GOP Keeps Control Of Arizona Corporation Commission
Republicans held onto their control of one of Arizona’s most powerful regulatory agencies.
Arizona Corporation Commission incumbents Bob Burns and Andy Tobin clinched first and second places respectively. The third open seat went to former judge and Chandler mayor Boyd Dunn.
The two Democrats, Bill Mundell and Tom Chabin, mounted an aggressive campaign, hoping to change the dynamics of the five-person commission. Ultimately, Mundell, who has previously served as a Republican commissioner, trailed Dunn by about 30,000 votes in what was a big turnout day for Republicans in the state.
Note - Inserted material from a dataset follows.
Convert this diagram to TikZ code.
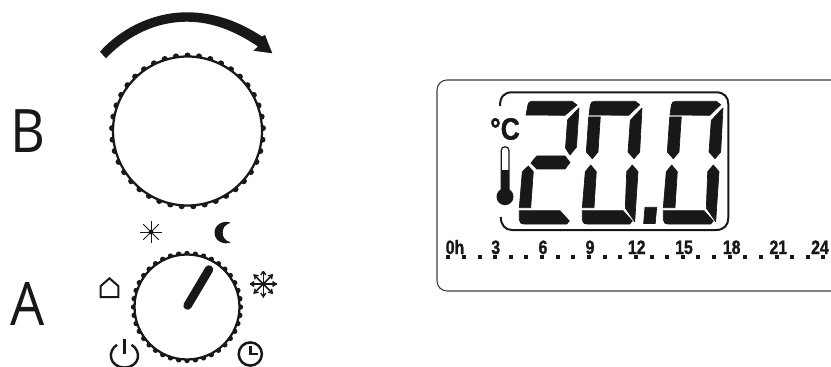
\documentclass[tikz,border=0pt]{standalone}
\usepackage{fontspec}
\usetikzlibrary{calc}
\setmainfont{Liberation Sans}
\newfontfamily\labelfont{Open Sans}
\newfontfamily\heavyfont[UprightFont=* Bold,FakeBold=1.5]{Liberation Sans}
\definecolor{ink}{HTML}{1A171B}
\tikzset{
  seg/.style={fill=ink,draw=ink,line width=0.5pt,line join=round},
  bigletter/.style={inner sep=0pt,text=ink,xscale=0.9,font=\labelfont\fontsize{45}{50}\selectfont},
  hourlabel/.style={inner sep=0pt,text=ink,anchor=base,xscale=0.82,font=\heavyfont\fontsize{14.5}{16}\selectfont},
  icon/.style={draw=ink,line width=1.5pt},
  dial/.style={draw=ink,fill=white,line width=1.7pt}
}
\newcommand{\zerodigit}{%
  \filldraw[seg] (589,115) -- (590.3,105.3) .. controls (590.8,102.5) and (592,101.3) .. (594.7,101.3) -- (635.3,101.3) -- (639.7,104.7) -- (628.7,115.3) -- cycle;
  \filldraw[seg] (588.7,117) -- (600.3,117) -- (598,152) -- (592.3,158.7) -- (586.3,152) -- cycle;
  \filldraw[seg] (642,108) -- (639.7,152) -- (634,158.7) -- (628,152) -- (630.3,120.3) -- cycle;
  \filldraw[seg] (590.7,165) -- (596.3,171.7) -- (594,207.7) -- (582.3,207.7) -- (585.3,171.7) -- cycle;
  \filldraw[seg] (632.3,165) -- (638,171.7) -- (634.7,221.7) -- (625.3,208) -- (626.7,171.7) -- cycle;
  \filldraw[seg] (582.3,210.7) -- (623,210.7) -- (632.3,221) -- (629.7,224) -- (587.3,224) .. controls (584,224) and (582.3,222.5) .. (582.3,219.5) -- cycle;
}
\begin{document}
\begin{tikzpicture}[x=0.75pt,y=-0.75pt]
\useasboundingbox (0,0) rectangle (831,367);
\clip (0,0) rectangle (831,367);
% letters
\node[bigletter] (letterB) at (28,131) {B};
\node[bigletter] (letterA) at (27.5,303.5) {A};
% arrow
\fill[ink] (100,51.7) .. controls (122,27) and (155,12.3) .. (186.7,12.3)
  .. controls (215,12.3) and (240,22) .. (262,36.5) -- (265,35) -- (272.3,53.3) -- (253.3,50.7) -- (258,46.5)
  .. controls (235,31) and (212,21.7) .. (186.7,21.7)
  .. controls (157,21.7) and (128,35) .. (106,58.3) -- cycle;
% knob B
\foreach \i in {0,...,40} {
  \fill[ink] ($(187.5,131)+({-90+\i*360/41}:75.4)$) circle (3.1);
}
\draw[dial] (187.5,131) circle (74.5);
% knob A
\foreach \i in {0,...,39} {
  \fill[ink] ($(187,307)+({-90+\i*9}:53.5)$) circle (2.7);
}
\draw[dial] (187,307) circle (52.5);
\draw[ink,line width=6.4pt,line cap=round] (187.6,305.5) -- (209,269.5);
% sun
\foreach \a in {0,45,...,315} { \draw[ink,line width=0.7pt] (151,232) -- ++(\a:11); }
\fill[ink] (151,232) circle (2.4);
% moon
\fill[ink] (230.7,222.7) .. controls (224,220) and (214.5,224) .. (214.5,232.7)
  .. controls (214.5,241) and (224,245.5) .. (230.7,242.3)
  .. controls (225,241) and (222.7,237) .. (222.7,232.7)
  .. controls (222.7,228) and (225,224.5) .. (230.7,222.7) -- cycle;
% snowflake
\foreach \a in {0,45,...,315} {
  \draw[ink,line width=1.2pt] (263.3,284) -- ++(\a:13.5);
  \draw[ink,line width=1.1pt] ($(263.3,284)+(\a:12.5)$) -- ($(263.3,284)+(\a+15:9.5)$);
  \draw[ink,line width=1.1pt] ($(263.3,284)+(\a:12.5)$) -- ($(263.3,284)+(\a-15:9.5)$);
}
% house
\draw[icon,line join=miter] (100.7,297) -- (100.7,286) -- (109.5,278.3) -- (118.3,286) -- (118.3,297) -- cycle;
% power
\draw[ink,line width=1.8pt] (117,344.8) .. controls (107,351) and (109,367) .. (124.5,367.5) .. controls (140,367) and (142,351) .. (131.5,344.8);
\draw[ink,line width=1.9pt] (124.3,338.5) -- (124.3,354);
% clock
\draw[ink,line width=1.9pt] (250.3,354) circle (11.6);
\draw[ink,line width=1.8pt] (250.5,345.5) -- (250.5,354) -- (258,354);
% LCD outline
\draw[ink!85,line width=0.8pt,rounded corners=7.5pt] (437,80) rectangle (842,291);
% inner frame
\draw[ink,line width=1.5pt] (500,106) .. controls (500,97) and (504,92.3) .. (512,92.3) -- (716,92.3)
  .. controls (724,92.3) and (728.3,97) .. (728.3,104) -- (728.3,218)
  .. controls (728.3,225) and (724,230) .. (716,230) -- (512,230) .. controls (505,230) and (501,225) .. (500.7,217);
% digit 2
\filldraw[seg] (526,115) -- (528,104.5) .. controls (528.5,102.5) and (529.5,101.3) .. (532,101.3) -- (572,101.3) -- (577,105) -- (565,115.3) -- cycle;
\filldraw[seg] (579,108) -- (576.5,147) -- (570,155) -- (565.5,148) -- (567.5,120) -- cycle;
\filldraw[seg] (531,163) -- (536.7,156) -- (565,156) -- (570,162.5) -- (565,169) -- (536.7,169) -- cycle;
\filldraw[seg] (528.3,166) -- (533.3,171.7) -- (530.7,207.7) -- (519.3,207.7) -- (522.3,171.7) -- cycle;
\filldraw[seg] (519.3,210.7) -- (560,210.7) -- (569.3,221) -- (566.7,224) -- (524.3,224) .. controls (521,224) and (519.3,222.5) .. (519.3,219.5) -- cycle;
% digit 0 and digit 0
\zerodigit
\begin{scope}[xshift=60.75pt]\zerodigit\end{scope}
% decimal point
\filldraw[seg] (645,207.3) -- (656.7,207.3) -- (655.2,223.5) -- (643.6,223.5) -- cycle;
% degree label and thermometer
\node[inner sep=0pt,text=ink,xscale=0.86,font=\heavyfont\fontsize{23}{25}\selectfont] (deg) at (505,129) {°C};
\draw[ink,line width=0.9pt,fill=white] (501.2,195) -- (501.2,150.5) .. controls (501.2,145.5) and (509,145.5) .. (509,150.5) -- (509,195);
\fill[ink] (501,170) rectangle (509.2,195);
\fill[ink] (505,196.7) circle (8.5);
% hour dots
\foreach \i in {0,...,24} {
  \fill[ink] ({448.3+\i*15.63-2},254.5) rectangle ++(4,4.6);
}
% hour labels
\foreach \t/\x in {0h/455,3/495.7,6/543,9/590,12/636.7,15/684,18/731.7,21/778.3,24/820} {
  \node[hourlabel] (h\t) at (\x,254) {\t};
}
\end{tikzpicture}
\end{document}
Despite the commission’s broad powers over the energy sector in the state, the campaign focused overwhelmingly on one issue: "dark money" and the question of possible outside influence over commissioners.
“If one utility is able to get involved in campaigns without reporting,” Burns said on Wednesday. “I think the rest of the utilities will come to the point where they just say we have to look out for our interests, also.”
Burns has led the effort to force APS and its parent company Pinnacle West to disclose whether it was behind alleged "dark money" spending to help get two commissioners elected in 2014. Ironically, Burns benefited from more than $2 million from political action committees tied to Solar City and APS.
“I think that just puts a bad taste in the public’s mouth,” Burns said, but conceded he has no ability to stop those independent expenditures because of the U.S. Supreme Court’s Citizens United decision.
Commissioner Tobin, a former speaker of the Arizona House, won his first full term after being appointed to the commission at the beginning of the year by Gov. Doug Ducey.
The pro-utility PAC backed Tobin and the two others Republicans in the race. Meanwhile, the Solar City funded PAC spent heavily to elect the two democrats and Bob Burns, as well.
“The Solar City program turned out to be more about being Democrat and Republican than it did about solar. It’s just so absurd,” Tobin said.
Tobin pointed out he has worked to preserve solar on the commission by grandfathering net-metering and being critical of a controversial rate scheme proposed by APS called a “demand charge.”
Tobin and Burns have been at odds over his efforts to uncover APS’ alleged dark money spending.
“It’s unfortunate the direction [Burns] is going is not a Republican stance. It’s not that people don’t want disclosure. I think people want equal disclosure,” Tobin said.
However, Tobin added that he believes the two of them can work together despite their disagreements.
In response, Burns said that his position on APS stems from its status as a regulated monopoly instead of a private corporation.
“They are completely different animals,” Burns said.
While the solar industry only got one of its preferred candidates, Kris Mayes, chair of Save Our AZ Solar, said she’s “optimistic” the three elected commissioners will preserve solar.
Save Our AZ Solar had listed Tobin as one of the four pro-solar candidates, and Mayes said she believes the candidates will make decisions without the influence of APS.
“I don’t think this is about APS winning the election. At the end of the day, these three commissioners are going to do a good job,” Mayes said.
The newly elected Republicans join commissioners Tom Forese and Doug Little. In the coming year, the commission will face big decisions, including the future of solar policies like net-metering, not to mention a proposed rate hike from APS.